Similar to the OP, I've been in the position of changing (more like distrohopping) from Linux to BSD. When I first made the attempt, things didn't go well. I tried NetBSD, OpenBSD, DragonflyBSD, and FreeBSD. I couldn't understand why command options were different from every other linux I had used and each had very impactful issues during installation, or during the move to a graphical user interface (video wouldn't cooperate, partitioning was vastly different, etc). After a number of (failed) attempts at installing and configuring according to some "How to Install XXXBSD" document that looked promising, I eventually set BSD aside and went merrily on my Linux way. But, I persisted. In 2006 or 2007, FreeBSD 6.2 came out and I gave it another shot. It 'worked', well, sort of. It worked better than the last time, anyway. I figured things out and got it to serve my source code repos. A couple of years later and I remembered that my repo wasn't running linux and my uptime was six hundred someodd days. Impressive to me, for sure.

It was in 2010 that I decided to really figure things out and settle in with BSD. I wasn't going to be beat by something that claimed to be a variant of unix. It was then that I found the handbook - best documentation around, by far. I read it from cover to cover (lulu gladly printed me a perfect bound edition of the pdf), twice. Heck, I refer to it anytime I can't figure something out, even today.

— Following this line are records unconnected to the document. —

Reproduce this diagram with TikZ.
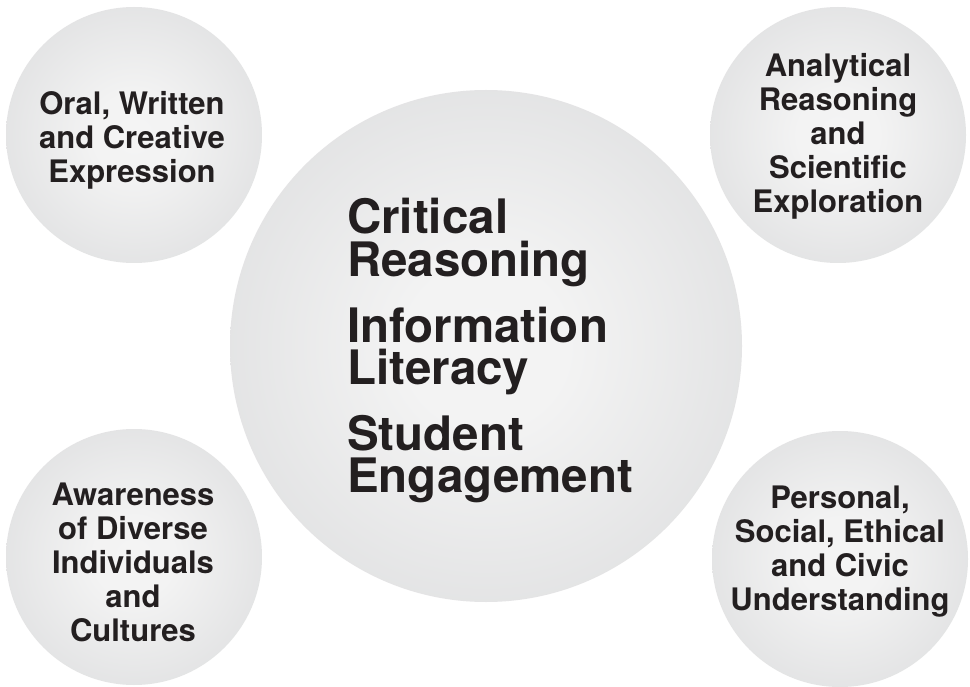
\documentclass[tikz,border=0pt]{standalone}
\usepackage{fontspec}
\setmainfont{TeX Gyre Heros}
\usetikzlibrary{backgrounds}
\definecolor{bubin}{RGB}{244,244,244}
\definecolor{bubout}{RGB}{206,207,209}
\definecolor{connc}{RGB}{214,215,217}
\definecolor{inkc}{RGB}{35,31,32}
\pgfdeclareradialshading{bubshade}{\pgfpointorigin}{color(0bp)=(bubin); color(8bp)=(bubin!97!bubout); color(50bp)=(bubout)}
\tikzset{
  bubble/.style={circle, inner sep=0pt, shading=bubshade},
  small/.style={bubble, minimum size=256pt},
  big/.style={bubble, minimum size=512pt},
  conn/.style={draw=connc, line width=8pt},
  smalltext/.style={align=center, inner sep=0pt, text=inkc, font=\fontsize{31}{34}\selectfont\bfseries},
  bigtext/.style={align=left, inner sep=0pt, text=inkc, font=\fontsize{47.5}{42.5}\selectfont\bfseries}
}
\begin{document}
\begin{tikzpicture}[x=1pt,y=-1pt]
\fill[white] (0,0) rectangle (970,687);
\useasboundingbox (0,0) rectangle (970,687);
\node[big] (c) at (486,346) {};
\node[small] (tl) at (134,135) {};
\node[small] (tr) at (838,135) {};
\node[small] (bl) at (134,557) {};
\node[small] (br) at (840,559) {};
\begin{scope}[on background layer]
\draw[conn] (tl) -- (c);
\draw[conn] (tr) -- (c);
\draw[conn] (bl) -- (c);
\draw[conn] (br) -- (c);
\end{scope}
\node[bigtext, anchor=west] (ct) at (347,350.7) {Critical\\Reasoning\\[19pt]Information\\Literacy\\[19pt]Student\\Engagement};
\node[smalltext] (tlt) at (132,140) {Oral, Written\\and Creative\\Expression};
\node[smalltext] (trt) at (838,136) {Analytical\\Reasoning\\and\\Scientific\\Exploration};
\node[smalltext] (blt) at (133,562) {Awareness\\of Diverse\\Individuals\\and\\Cultures};
\node[smalltext] (brt) at (840,552) {Personal,\\Social, Ethical\\and Civic\\Understanding};
\end{tikzpicture}
\end{document}
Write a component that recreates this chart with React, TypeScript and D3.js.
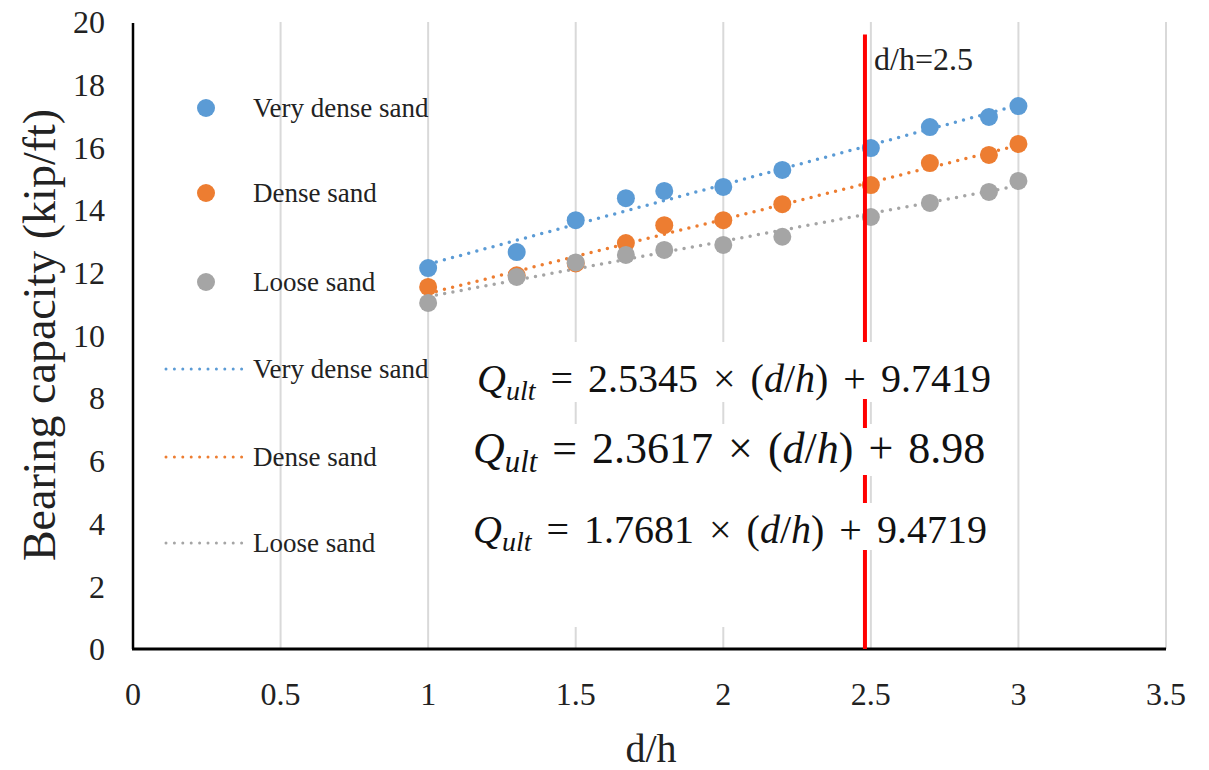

Anyway, for what it's worth, my experience is that FreeBSD is great. Is it great for newb BSD'ers? I'm not sure. One of those newfangled GUI Desktop BSD's might be easier to start with (some are actually FreeBSD derivatives), but then again, FreeBSD is mature, the forums, mailing lists, and whatnot are very helpful and generally happy hangouts. Response time on questions is reasonable. FreeBSD is super stable, yet has pretty recent software packages (if not cutting edge). My experiences with NetBSD and OpenBSD were less than satisfactory - mostly because of NIC issues and package installs. I'm not knocking them though, I really like OpenBSD, in particular, and recognize that NetBSD will run on pretty much anything with an electronic pulse. But, I'd recommend FreeBSD for anyone willing to put in a few hours of reading before installing.

One way I think about FreeBSD and the other BSD's is as follows. FreeBSD is to Fury and Ghost as Debian is to Mint and MX Linux. Dragonfly is to FreeBSD what Devuan is to Debian. FreeBSD is to NetBSD what Debian is to RedHat. It's not a perfect analogy, but it's mine :).